* Aim:
Starting at the first line of the data, print each line verbatim up to and including the line bearing "1, 0, 2, 3, 5];", omitting pictures.

* Data excerpt:
______________________________
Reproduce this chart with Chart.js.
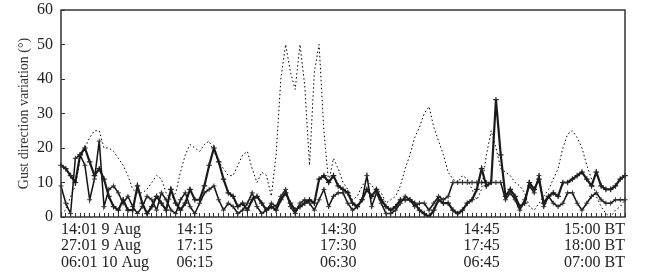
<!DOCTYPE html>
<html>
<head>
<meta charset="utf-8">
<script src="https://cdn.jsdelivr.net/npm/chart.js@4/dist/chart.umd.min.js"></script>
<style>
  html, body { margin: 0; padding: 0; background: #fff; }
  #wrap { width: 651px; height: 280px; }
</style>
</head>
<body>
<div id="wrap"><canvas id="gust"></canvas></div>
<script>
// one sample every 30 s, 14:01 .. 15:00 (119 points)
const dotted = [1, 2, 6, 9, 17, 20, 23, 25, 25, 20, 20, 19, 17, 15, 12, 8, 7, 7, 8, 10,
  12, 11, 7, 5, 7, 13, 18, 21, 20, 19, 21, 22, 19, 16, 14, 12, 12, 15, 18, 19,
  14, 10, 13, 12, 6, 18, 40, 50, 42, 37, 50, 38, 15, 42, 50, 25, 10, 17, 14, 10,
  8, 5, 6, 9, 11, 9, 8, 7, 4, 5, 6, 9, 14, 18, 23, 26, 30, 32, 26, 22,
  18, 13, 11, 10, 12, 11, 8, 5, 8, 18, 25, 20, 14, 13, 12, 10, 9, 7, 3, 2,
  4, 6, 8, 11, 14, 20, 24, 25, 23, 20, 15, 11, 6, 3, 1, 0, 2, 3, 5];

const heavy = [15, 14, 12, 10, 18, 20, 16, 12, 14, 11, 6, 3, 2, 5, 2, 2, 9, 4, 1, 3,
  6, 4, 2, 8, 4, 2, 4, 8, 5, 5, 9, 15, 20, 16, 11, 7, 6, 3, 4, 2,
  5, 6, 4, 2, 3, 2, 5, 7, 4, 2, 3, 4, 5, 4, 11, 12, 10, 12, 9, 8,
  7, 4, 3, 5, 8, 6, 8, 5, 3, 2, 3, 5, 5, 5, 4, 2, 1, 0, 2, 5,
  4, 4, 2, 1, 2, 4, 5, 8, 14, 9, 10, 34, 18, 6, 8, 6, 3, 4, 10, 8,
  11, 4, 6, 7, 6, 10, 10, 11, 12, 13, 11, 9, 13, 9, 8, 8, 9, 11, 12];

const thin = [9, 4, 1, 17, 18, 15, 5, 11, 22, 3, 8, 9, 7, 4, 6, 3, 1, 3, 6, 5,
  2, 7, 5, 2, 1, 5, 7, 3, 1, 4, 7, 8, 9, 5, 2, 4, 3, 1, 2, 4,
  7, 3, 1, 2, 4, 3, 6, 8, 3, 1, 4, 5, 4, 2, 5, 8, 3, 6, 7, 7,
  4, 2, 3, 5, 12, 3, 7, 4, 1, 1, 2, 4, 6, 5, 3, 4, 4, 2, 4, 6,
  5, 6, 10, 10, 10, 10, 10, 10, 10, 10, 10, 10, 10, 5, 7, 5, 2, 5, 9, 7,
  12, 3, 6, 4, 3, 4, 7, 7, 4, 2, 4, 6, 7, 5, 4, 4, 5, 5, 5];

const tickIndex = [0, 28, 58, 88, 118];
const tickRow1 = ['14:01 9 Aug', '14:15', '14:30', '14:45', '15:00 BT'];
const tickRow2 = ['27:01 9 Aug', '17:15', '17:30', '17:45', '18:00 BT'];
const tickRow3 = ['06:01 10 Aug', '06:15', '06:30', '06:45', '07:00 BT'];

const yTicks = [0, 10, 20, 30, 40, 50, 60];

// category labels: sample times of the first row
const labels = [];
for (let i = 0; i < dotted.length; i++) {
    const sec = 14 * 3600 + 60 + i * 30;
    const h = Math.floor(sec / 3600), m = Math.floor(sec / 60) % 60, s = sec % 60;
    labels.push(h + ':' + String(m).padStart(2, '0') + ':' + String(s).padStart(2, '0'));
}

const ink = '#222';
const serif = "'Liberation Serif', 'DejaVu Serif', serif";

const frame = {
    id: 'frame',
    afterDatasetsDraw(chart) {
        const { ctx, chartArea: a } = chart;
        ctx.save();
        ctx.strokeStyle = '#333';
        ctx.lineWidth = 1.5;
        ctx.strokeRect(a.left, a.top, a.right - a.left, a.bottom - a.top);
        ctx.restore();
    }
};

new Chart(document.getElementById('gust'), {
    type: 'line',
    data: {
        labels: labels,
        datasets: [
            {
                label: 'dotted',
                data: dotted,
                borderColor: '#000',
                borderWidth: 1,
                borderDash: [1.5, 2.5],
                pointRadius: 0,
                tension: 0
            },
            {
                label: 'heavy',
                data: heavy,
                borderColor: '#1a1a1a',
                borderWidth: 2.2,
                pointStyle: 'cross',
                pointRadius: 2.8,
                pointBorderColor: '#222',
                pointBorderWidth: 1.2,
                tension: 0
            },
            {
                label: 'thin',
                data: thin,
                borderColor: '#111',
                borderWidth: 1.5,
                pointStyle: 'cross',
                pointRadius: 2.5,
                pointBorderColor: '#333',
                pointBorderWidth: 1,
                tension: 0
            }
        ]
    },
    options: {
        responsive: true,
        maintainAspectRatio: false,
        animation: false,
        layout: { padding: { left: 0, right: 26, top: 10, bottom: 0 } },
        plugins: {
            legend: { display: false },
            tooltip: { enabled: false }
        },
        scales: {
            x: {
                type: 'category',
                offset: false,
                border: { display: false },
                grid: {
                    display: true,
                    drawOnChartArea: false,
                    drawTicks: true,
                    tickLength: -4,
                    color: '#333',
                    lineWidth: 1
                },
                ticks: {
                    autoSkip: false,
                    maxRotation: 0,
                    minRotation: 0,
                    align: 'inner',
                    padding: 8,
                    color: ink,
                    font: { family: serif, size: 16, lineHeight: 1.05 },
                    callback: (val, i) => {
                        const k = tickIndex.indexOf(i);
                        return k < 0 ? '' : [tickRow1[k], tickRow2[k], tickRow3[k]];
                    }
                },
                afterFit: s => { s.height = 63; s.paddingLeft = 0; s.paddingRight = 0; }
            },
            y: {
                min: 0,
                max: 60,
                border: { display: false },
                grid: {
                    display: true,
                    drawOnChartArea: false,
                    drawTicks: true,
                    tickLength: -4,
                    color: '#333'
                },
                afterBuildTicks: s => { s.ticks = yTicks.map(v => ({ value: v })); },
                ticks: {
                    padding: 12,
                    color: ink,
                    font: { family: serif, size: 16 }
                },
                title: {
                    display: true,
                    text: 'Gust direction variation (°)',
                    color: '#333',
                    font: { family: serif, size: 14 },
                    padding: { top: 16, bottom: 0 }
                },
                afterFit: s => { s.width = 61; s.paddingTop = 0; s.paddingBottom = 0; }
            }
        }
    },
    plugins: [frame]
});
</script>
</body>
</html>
______________________________
* Task result:
Reproduce this chart with Chart.js.
<!DOCTYPE html>
<html>
<head>
<meta charset="utf-8">
<script src="https://cdn.jsdelivr.net/npm/chart.js@4/dist/chart.umd.min.js"></script>
<style>
  html, body { margin: 0; padding: 0; background: #fff; }
  #wrap { width: 651px; height: 280px; }
</style>
</head>
<body>
<div id="wrap"><canvas id="gust"></canvas></div>
<script>
// one sample every 30 s, 14:01 .. 15:00 (119 points)
const dotted = [1, 2, 6, 9, 17, 20, 23, 25, 25, 20, 20, 19, 17, 15, 12, 8, 7, 7, 8, 10,
  12, 11, 7, 5, 7, 13, 18, 21, 20, 19, 21, 22, 19, 16, 14, 12, 12, 15, 18, 19,
  14, 10, 13, 12, 6, 18, 40, 50, 42, 37, 50, 38, 15, 42, 50, 25, 10, 17, 14, 10,
  8, 5, 6, 9, 11, 9, 8, 7, 4, 5, 6, 9, 14, 18, 23, 26, 30, 32, 26, 22,
  18, 13, 11, 10, 12, 11, 8, 5, 8, 18, 25, 20, 14, 13, 12, 10, 9, 7, 3, 2,
  4, 6, 8, 11, 14, 20, 24, 25, 23, 20, 15, 11, 6, 3, 1, 0, 2, 3, 5];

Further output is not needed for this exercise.